▸ Problem details
From the line containing "Write a Python" through the line containing "return np.array([np.nan if", retype each line exactly; include both end lines and nothing beyond them.

▸ Information supplied
########################################
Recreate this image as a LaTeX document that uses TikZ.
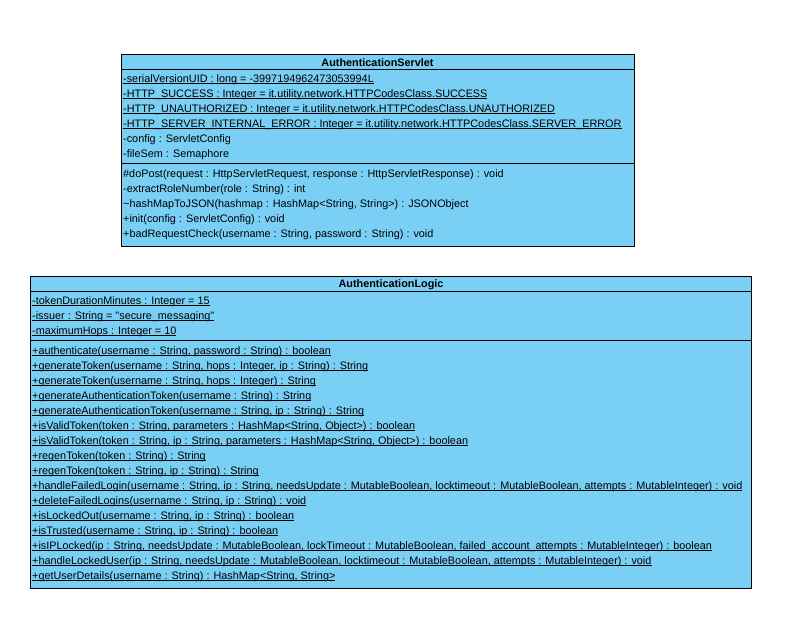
########################################
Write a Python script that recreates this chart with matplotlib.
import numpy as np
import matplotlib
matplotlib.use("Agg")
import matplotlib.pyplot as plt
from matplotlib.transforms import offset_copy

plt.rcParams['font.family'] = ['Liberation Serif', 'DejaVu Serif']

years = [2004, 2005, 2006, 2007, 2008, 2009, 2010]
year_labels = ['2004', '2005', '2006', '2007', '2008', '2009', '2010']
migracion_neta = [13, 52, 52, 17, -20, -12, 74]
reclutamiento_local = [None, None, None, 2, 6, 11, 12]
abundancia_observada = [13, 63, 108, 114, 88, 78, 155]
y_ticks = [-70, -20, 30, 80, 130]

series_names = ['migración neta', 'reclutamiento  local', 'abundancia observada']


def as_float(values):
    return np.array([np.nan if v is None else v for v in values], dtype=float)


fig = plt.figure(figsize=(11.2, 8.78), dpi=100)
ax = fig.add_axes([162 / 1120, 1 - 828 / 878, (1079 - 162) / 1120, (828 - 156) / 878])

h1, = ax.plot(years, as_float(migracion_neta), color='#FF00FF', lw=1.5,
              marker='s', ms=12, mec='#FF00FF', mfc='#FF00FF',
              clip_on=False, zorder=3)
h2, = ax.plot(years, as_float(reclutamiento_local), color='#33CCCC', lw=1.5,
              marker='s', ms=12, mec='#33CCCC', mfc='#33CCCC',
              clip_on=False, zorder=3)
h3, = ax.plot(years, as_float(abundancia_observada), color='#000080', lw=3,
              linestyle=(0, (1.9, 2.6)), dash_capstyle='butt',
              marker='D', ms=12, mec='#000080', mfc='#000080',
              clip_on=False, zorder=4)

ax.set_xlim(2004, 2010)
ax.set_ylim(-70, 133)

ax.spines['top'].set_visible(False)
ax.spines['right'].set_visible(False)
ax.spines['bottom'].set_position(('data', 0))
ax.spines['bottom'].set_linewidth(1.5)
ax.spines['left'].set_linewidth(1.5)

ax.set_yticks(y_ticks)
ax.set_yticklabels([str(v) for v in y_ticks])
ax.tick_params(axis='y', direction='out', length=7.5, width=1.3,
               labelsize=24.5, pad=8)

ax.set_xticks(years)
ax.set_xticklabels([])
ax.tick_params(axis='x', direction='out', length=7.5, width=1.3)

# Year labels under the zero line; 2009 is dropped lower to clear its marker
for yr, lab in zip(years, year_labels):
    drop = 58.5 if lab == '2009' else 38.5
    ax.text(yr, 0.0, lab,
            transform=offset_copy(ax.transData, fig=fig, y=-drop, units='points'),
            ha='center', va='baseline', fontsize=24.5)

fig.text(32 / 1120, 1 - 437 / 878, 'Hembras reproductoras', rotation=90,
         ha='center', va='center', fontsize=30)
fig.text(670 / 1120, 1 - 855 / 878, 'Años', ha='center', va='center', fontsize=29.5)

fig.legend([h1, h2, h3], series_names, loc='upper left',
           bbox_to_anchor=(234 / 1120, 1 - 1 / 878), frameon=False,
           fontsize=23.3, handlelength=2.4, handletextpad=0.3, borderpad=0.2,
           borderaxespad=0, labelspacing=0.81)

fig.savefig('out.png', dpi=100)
########################################
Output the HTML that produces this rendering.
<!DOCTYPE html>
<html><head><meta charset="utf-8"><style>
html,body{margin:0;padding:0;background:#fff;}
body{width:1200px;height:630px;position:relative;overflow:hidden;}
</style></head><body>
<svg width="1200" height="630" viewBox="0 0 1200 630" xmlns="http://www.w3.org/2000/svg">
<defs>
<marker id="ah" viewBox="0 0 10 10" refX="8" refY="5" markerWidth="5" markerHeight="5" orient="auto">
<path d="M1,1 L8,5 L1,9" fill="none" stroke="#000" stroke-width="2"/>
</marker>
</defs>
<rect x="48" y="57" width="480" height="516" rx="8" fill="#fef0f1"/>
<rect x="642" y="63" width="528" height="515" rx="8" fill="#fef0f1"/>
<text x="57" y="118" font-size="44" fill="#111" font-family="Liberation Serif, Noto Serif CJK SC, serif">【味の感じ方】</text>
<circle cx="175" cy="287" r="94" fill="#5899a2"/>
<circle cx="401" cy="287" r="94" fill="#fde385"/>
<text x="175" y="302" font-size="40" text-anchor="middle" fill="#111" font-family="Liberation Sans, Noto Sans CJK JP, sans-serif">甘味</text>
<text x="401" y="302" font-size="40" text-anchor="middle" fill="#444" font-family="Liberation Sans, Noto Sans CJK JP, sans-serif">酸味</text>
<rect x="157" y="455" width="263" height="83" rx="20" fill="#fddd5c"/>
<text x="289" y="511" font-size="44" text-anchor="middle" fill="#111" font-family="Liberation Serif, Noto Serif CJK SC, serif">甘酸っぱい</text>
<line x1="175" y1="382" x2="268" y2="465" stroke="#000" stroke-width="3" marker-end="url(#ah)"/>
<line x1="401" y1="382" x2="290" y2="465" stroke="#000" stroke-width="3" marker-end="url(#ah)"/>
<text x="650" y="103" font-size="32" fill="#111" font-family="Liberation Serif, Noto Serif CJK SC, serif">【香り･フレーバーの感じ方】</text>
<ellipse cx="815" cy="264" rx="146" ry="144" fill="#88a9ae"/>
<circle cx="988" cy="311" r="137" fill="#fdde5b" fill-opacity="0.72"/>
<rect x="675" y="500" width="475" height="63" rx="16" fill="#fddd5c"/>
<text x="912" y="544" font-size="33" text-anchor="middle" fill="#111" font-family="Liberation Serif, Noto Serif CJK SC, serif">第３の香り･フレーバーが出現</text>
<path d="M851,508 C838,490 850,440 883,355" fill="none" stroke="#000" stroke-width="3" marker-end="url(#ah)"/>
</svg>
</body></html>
########################################
▸ Expected answer
Write a Python script that recreates this chart with matplotlib.
import numpy as np
import matplotlib
matplotlib.use("Agg")
import matplotlib.pyplot as plt
from matplotlib.transforms import offset_copy

plt.rcParams['font.family'] = ['Liberation Serif', 'DejaVu Serif']

years = [2004, 2005, 2006, 2007, 2008, 2009, 2010]
year_labels = ['2004', '2005', '2006', '2007', '2008', '2009', '2010']
migracion_neta = [13, 52, 52, 17, -20, -12, 74]
reclutamiento_local = [None, None, None, 2, 6, 11, 12]
abundancia_observada = [13, 63, 108, 114, 88, 78, 155]
y_ticks = [-70, -20, 30, 80, 130]

series_names = ['migración neta', 'reclutamiento  local', 'abundancia observada']


def as_float(values):
    return np.array([np.nan if v is None else v for v in values], dtype=float)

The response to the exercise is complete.